The only aspect of “The Last Thing He Told Me” that can stop you from doing so is the performances of the cast. Jennifer Garner embodies Hannah’s confidence and resolve in an effortless fashion. Her physique reflects the fact that she has the strength to take on the difficult task of woodturning and punch a hole through someone’s chest if they test her patience. Her not needing to resort to physical violence only goes to show that she has great trust in her manipulation skills and mental presence. Angourie Rice always ensures that you can empathize with Bailey because, after a certain episode (I won’t mention which one), she essentially becomes a blank slate. But instead of confounding you with Bailey’s confused state of mind, she internalizes her shock and disorientation, thereby allowing you to project your feelings on her. Nikolaj Coster-Waldau mostly appears in flashbacks to give vague bits and pieces of information, and that’s disappointing. Augusto Aguilera dominates the screen at every opportunity. The way he asserts his power in every situation is impressive. The rest of the supporting cast has some familiar faces, and all of them deliver fine performances.

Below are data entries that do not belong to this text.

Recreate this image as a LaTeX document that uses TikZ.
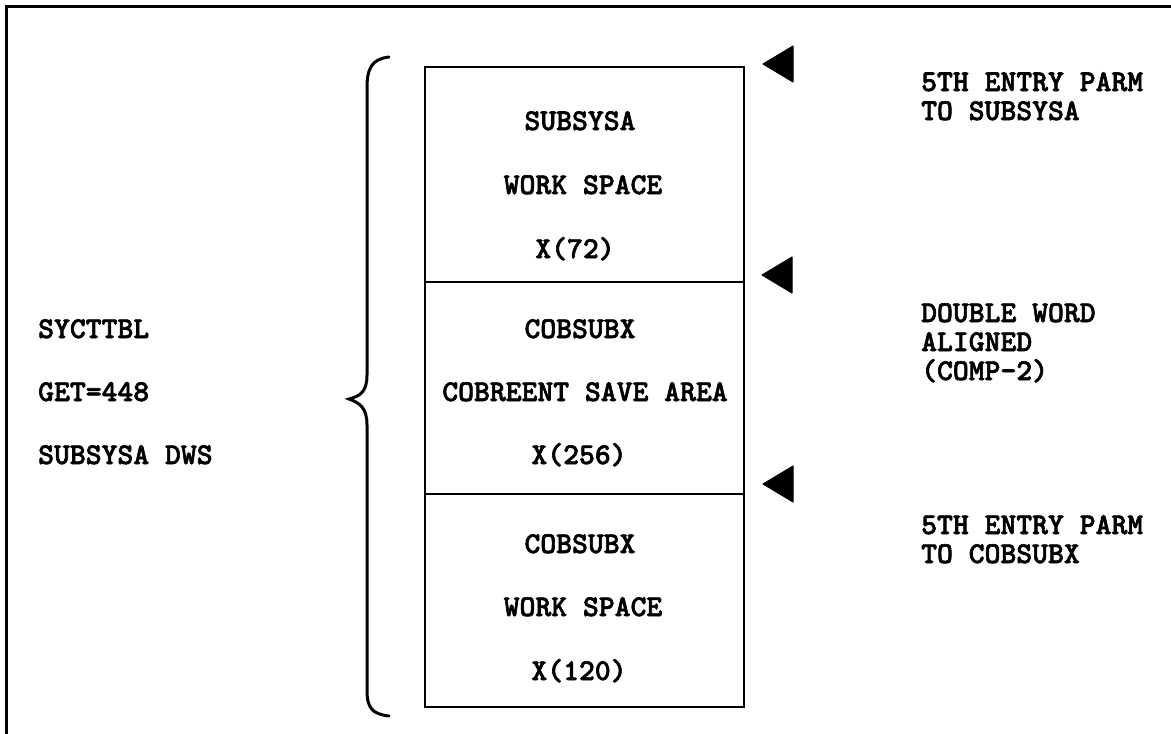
\documentclass[tikz,border=0pt]{standalone}
\usepackage{fontspec}
\newfontfamily\typew[FakeBold=2]{lmmonolt10-bold.otf}
\begin{document}
\begin{tikzpicture}[x=1pt,y=-1pt,
  lbl/.style={font=\typew\fontsize{30.2}{32}\selectfont, inner sep=0pt},
  boxline/.style={line width=2pt},
  pointer/.style={fill=black, draw=black, line width=1pt, line join=round}]
\useasboundingbox (0,0) rectangle (1171,734);
% outer frame (top and left edges visible)
\draw[line width=3pt] (6,734) -- (6,6) -- (1171,6);
% stacked box
\coordinate (bTL) at (425,67);
\coordinate (bBR) at (744,707);
\draw[boxline] (bTL) rectangle (bBR);
\draw[boxline] (425,282) coordinate (d1l) -- (744,282) coordinate (d1r);
\draw[boxline] (425,494) coordinate (d2l) -- (744,494) coordinate (d2r);
% brace
\draw[line width=3pt, line cap=round]
  (389,57) .. controls (372,59) and (367,68) .. (367,88)
  -- (367,375) .. controls (367,392) and (360,396) .. (349,399)
  .. controls (360,403) and (367,408) .. (367,425)
  -- (367,690) .. controls (367,708) and (372,714) .. (389,716);
% pointers
\fill[pointer] (763,64) -- (793,46) -- (793,82) -- cycle;
\fill[pointer] (762,275) -- (792,257) -- (792,293) -- cycle;
\fill[pointer] (763,484) -- (793,466) -- (793,502) -- cycle;
% left texts
\node[lbl, anchor=base west] (l1) at (38,338) {SYCTTBL};
\node[lbl, anchor=base west] (l2) at (38,401) {GET=448};
\node[lbl, anchor=base west] (l3) at (38,464) {SUBSYSA DWS};
% box 1
\node[lbl, anchor=base] (a1) at (580,130) {SUBSYSA};
\node[lbl, anchor=base] (a2) at (583,194) {WORK SPACE};
\node[lbl, anchor=base] (a3) at (575,258) {X(72)};
% box 2
\node[lbl, anchor=base] (b1) at (580,338) {COBSUBX};
\node[lbl, anchor=base] (b2) at (585,401) {COBREENT SAVE AREA};
\node[lbl, anchor=base] (b3) at (579,464) {X(256)};
% box 3
\node[lbl, anchor=base] (c1) at (580,553) {COBSUBX};
\node[lbl, anchor=base] (c2) at (583,616) {WORK SPACE};
\node[lbl, anchor=base] (c3) at (579,680) {X(120)};
% right texts
\node[lbl, anchor=base west] (r1) at (921,91) {5TH ENTRY PARM};
\node[lbl, anchor=base west] (r2) at (921,120) {TO SUBSYSA};
\node[lbl, anchor=base west] (r3) at (921,322) {DOUBLE WORD};
\node[lbl, anchor=base west] (r4) at (921,351) {ALIGNED};
\node[lbl, anchor=base west] (r5) at (921,380) {(COMP-2)};
\node[lbl, anchor=base west] (r6) at (921,534) {5TH ENTRY PARM};
\node[lbl, anchor=base west] (r7) at (921,563) {TO COBSUBX};
\end{tikzpicture}
\end{document}
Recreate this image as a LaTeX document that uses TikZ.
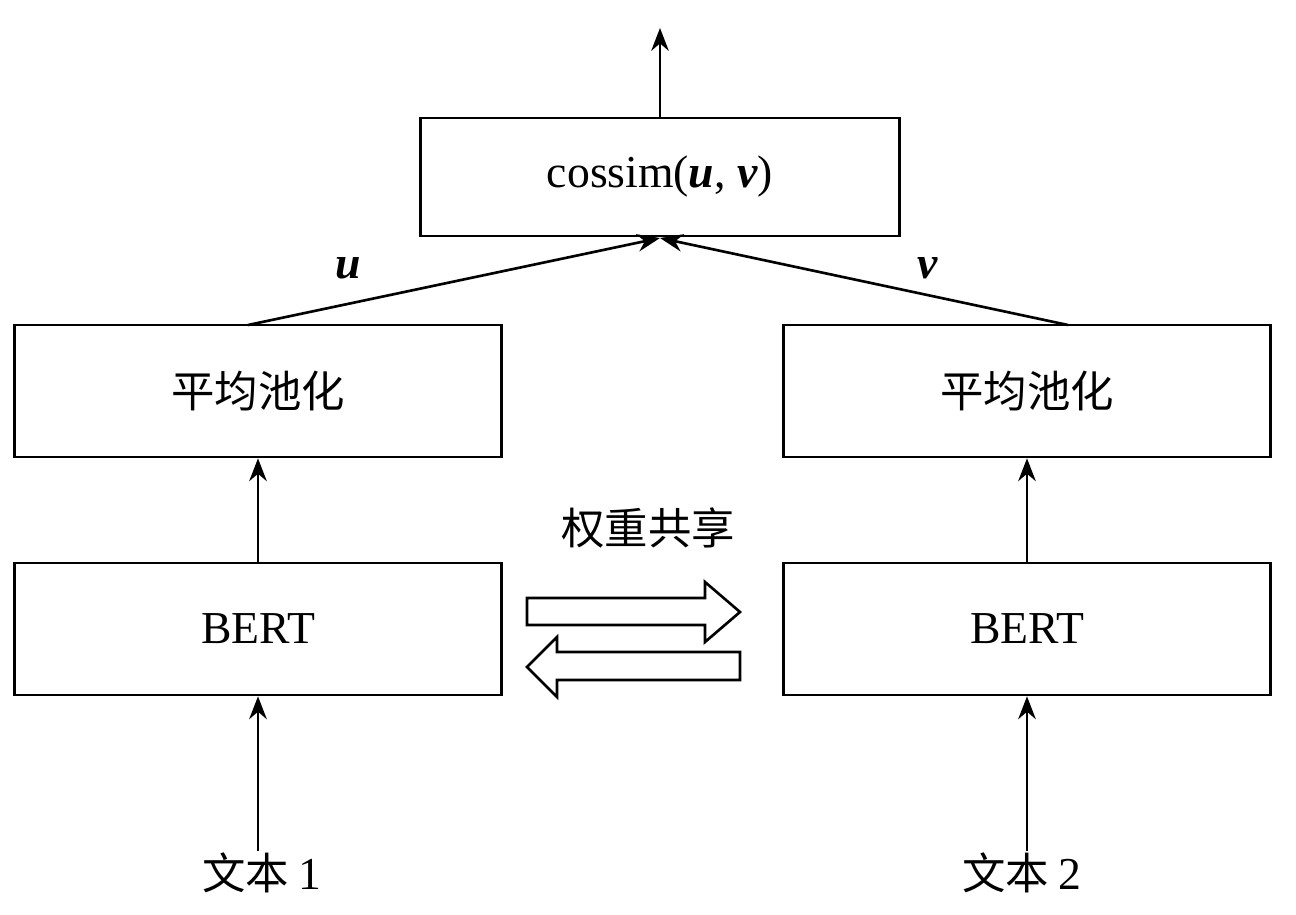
\documentclass[tikz,border=0pt]{standalone}
\usepackage{fontspec}
\setmainfont{Liberation Serif}
\newfontfamily\cjk{Noto Sans CJK SC}[Scale=0.95]
\usepackage{tikz}
\usetikzlibrary{arrows.meta, shapes.arrows}

\tikzset{
  blk/.style={draw, line width=1.5pt, minimum width=487*0.02cm, minimum height=132*0.02cm, inner sep=0pt},
  conn/.style={line width=1.5pt, -{Stealth[length=13pt, width=10pt]}},
  lbl/.style={inner sep=0pt},
}

\begin{document}
\begin{tikzpicture}[x=0.02cm, y=-0.02cm, font=\fontsize{26}{30}\selectfont]
            \useasboundingbox (0,0) rectangle (1296,914);
            \node[blk, minimum width=479*0.02cm, minimum height=118*0.02cm] (cos) at (660,177) {cossim(\textbf{\textit{u}}, \textbf{\textit{v}})};
            \node[blk] (pool1) at (258,391) {\cjk 平均池化};
            \node[blk] (pool2) at (1027,391) {\cjk 平均池化};
            \node[blk] (bert1) at (258,629) {BERT};
            \node[blk] (bert2) at (1027,629) {BERT};
            \node[lbl] (txt1) at (262,873) {\cjk 文本 \rmfamily 1};
            \node[lbl] (txt2) at (1022,873) {\cjk 文本 \rmfamily 2};
            \coordinate (out) at (660,28);
            \coordinate (u0) at (248,325);
            \coordinate (v0) at (1068,325);
            \coordinate (in) at (660,238);
            \draw[conn] (cos.north) -- (out);
            \draw[conn] (u0) -- (in);
            \draw[conn] (v0) -- (in);
            \draw[conn] (bert1.north) -- (pool1.south);
            \draw[conn] (bert2.north) -- (pool2.south);
            \draw[conn] (txt1.north -| bert1) ++(0,-2) coordinate (t1) -- (bert1.south);
            \draw[conn] (txt2.north -| bert2) ++(0,-2) coordinate (t2) -- (bert2.south);
            \node[lbl] (ulab) at (348,268) {\textbf{\textit{u}}};
            \node[lbl] (vlab) at (928,268) {\textbf{\textit{v}}};
            \node[lbl] (share) at (648,528) {\cjk 权重共享};
            % hollow arrows
            \draw[line width=1.5pt, fill=white] (527,598) -- (705,598) -- (705,582) -- (740,612) -- (705,642) -- (705,625) -- (527,625) -- cycle;
            \draw[line width=1.5pt, fill=white] (740,652) -- (557,652) -- (557,637) -- (527,667) -- (557,697) -- (557,680) -- (740,680) -- cycle;
        \end{tikzpicture}
\end{document}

The miniseries spends a large amount of its running time building up its big bad villain, because of whom Owen has vanished into thin air. At the end, all we get is some more of that buildup and an unceremonious end to Hannah and Bailey’s journeys. Now, you can say that it’s a cliche to go for an explosive showdown because that’s what every other mystery thriller does. Here’s my counterpoint. If you’ve spent around 7 hours repurposing every cliche in the history of the mystery genre as well as the thriller genre, the least that you can do is give the viewers a banger of an ending. At least then, we’d have something to remember the show by. You have to earn your anticlimactic closing ceremony. You can’t just do it in the hopes of coming off as an outlier amongst every piece of “content” that’s trying to take viewers on a twisted ride, as it’s better to be cliche than to be deemed pretentious as hell. With all that said, please watch the miniseries on Apple TV+, form your own opinion, and let us know what you think about it.